We would not want our girls to work outside the home because of what the Bible says for one, and two, we just have not seen any good fruit come from that. In fact, most cases older girls who leave home to work are quickly swallowed up and devoured by the world. So we have no interest in that. Jeff has done a fantastic job of trying to meet our daughters' needs as well as their wants. They are not spoiled, and have a great appreciation for 2nd hand and the sales, but if one wants or needs material to make a dress for a new baby gift, or make a meal for a new mom, or something special, he's very quick to comply and really feels it's his responsibility to meet her needs until her husband takes over.  It's wonderful to see our daughters so carefree and not weighed down or stressed by such pressures to conform, or pay bills.  This also has helped them to be content with what's provided for her and she knows that her future husband may not have money for things such as material, so we've tried to instill a thankful heart for everything.  Megan does have a job teaching piano lessons, but because she's no need to pay bills, she can use it as a ministry.  She charges a minimal amount and it's a blessing not a burdensome job, and fills a couple of days a week.

For me, it was a huge adjustment from working full time, earning a paycheck to staying home with a new baby that is more demanding than entertaining.  I didn't know how to be content and thankful and had great pressure from the world to have the 'things' others had.  My position was looked down upon and frowned upon, and I was even pitied.
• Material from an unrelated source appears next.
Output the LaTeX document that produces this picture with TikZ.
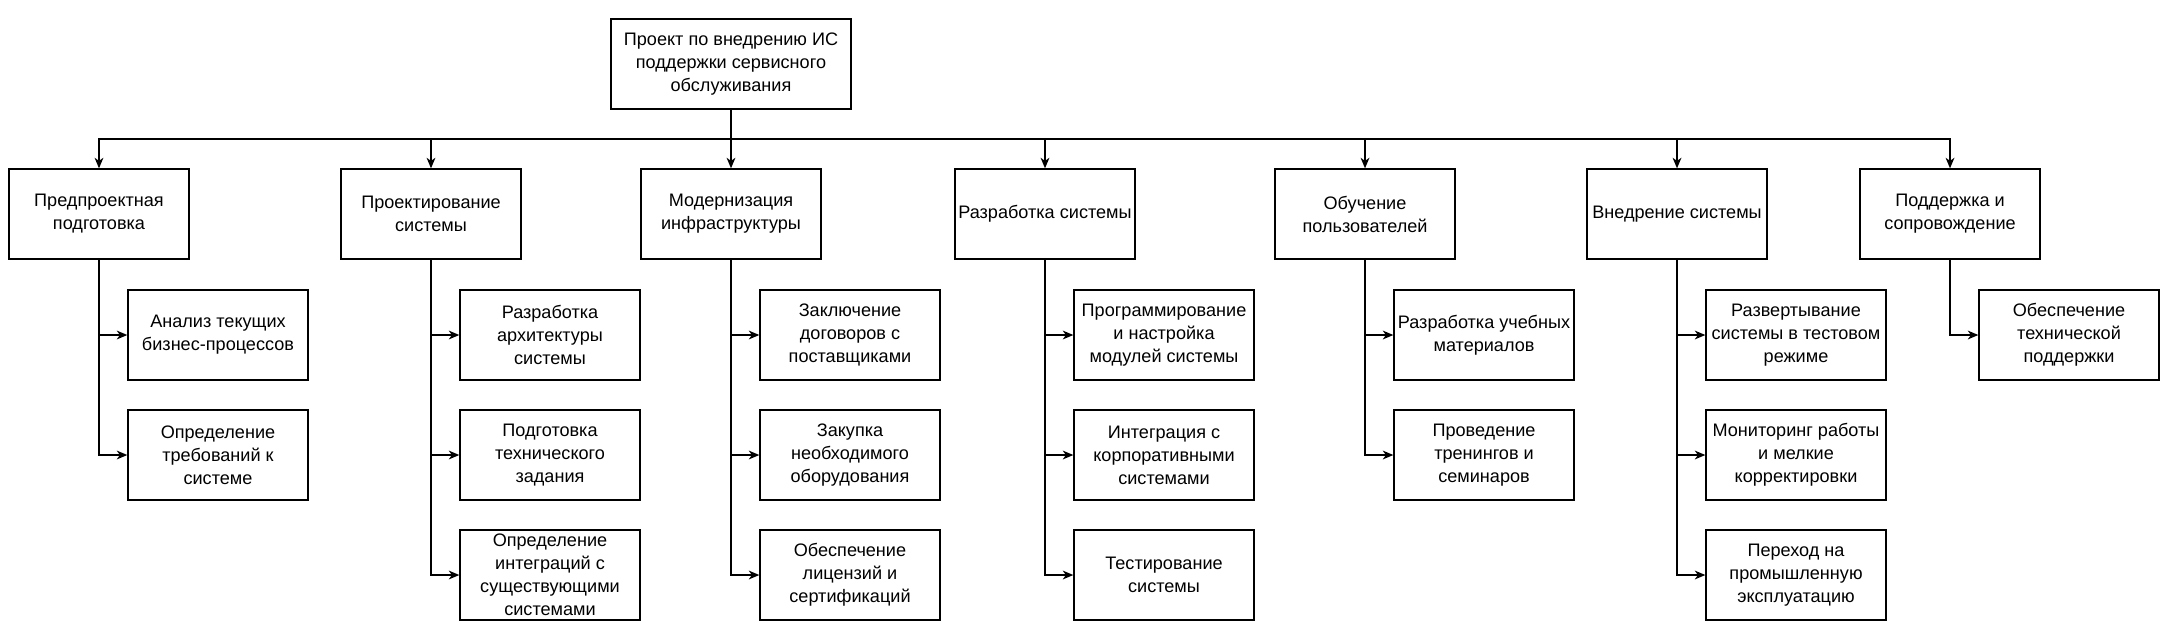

At least until our children started to get older, evidence of God in our lives and the fruits of our labors started to show. 

Working outside the home gives a sense of accomplishment and is rewarded with a paycheck that can't compare with staying at home.  It always provides an 'out' when things get tough, instead of a dependence, trust, and appreciation for a husband that reinforces that bond of marriage.  The option is always there, even if far in the back of ones mind that 'if I had to, I could leave and make it on my own'.   But staying at home has rewards and blessings that are no where comparable to any job!

It's Megan's desire as well to stay under the authority and protection of her dad until that prince charming comes along. She has a purity ring with her dad's birthstone in it, which I just love! I can't say that this is something we have really hammered into her brain since she was young, but she has read a lot of really good books on this subject, and just studying the Bible herself.  She has also known a few girls who have made some really bad decisions in their own life.  When issues come up or I'm discipling someone, we walk them through the consequences of worldly decisions.  We try to help them understand the consequences of sin without having to be tempted by it or live through it. 

The hard part in all of this is that it usually comes back to me, how close my walk is to my talk.  My attitude and my desire to serve, and the level of my selfishness is usually noticed by everyone.  I'm very grateful for the joy that God has given me in being just a keeper at home!  Contentment is not common in women, let alone joy, but I have found it in obedience to His Word. 

It's been frustrating to us why churches/women don't encourage women/young ladies to be keepers at home like in Titus 2.   It's very sad and very hard to go against the grain, but we have to do what the Lord leads through His Word and our husbands, as we are only accountable to God and will stand before Him giving account of our own lives. No regrets!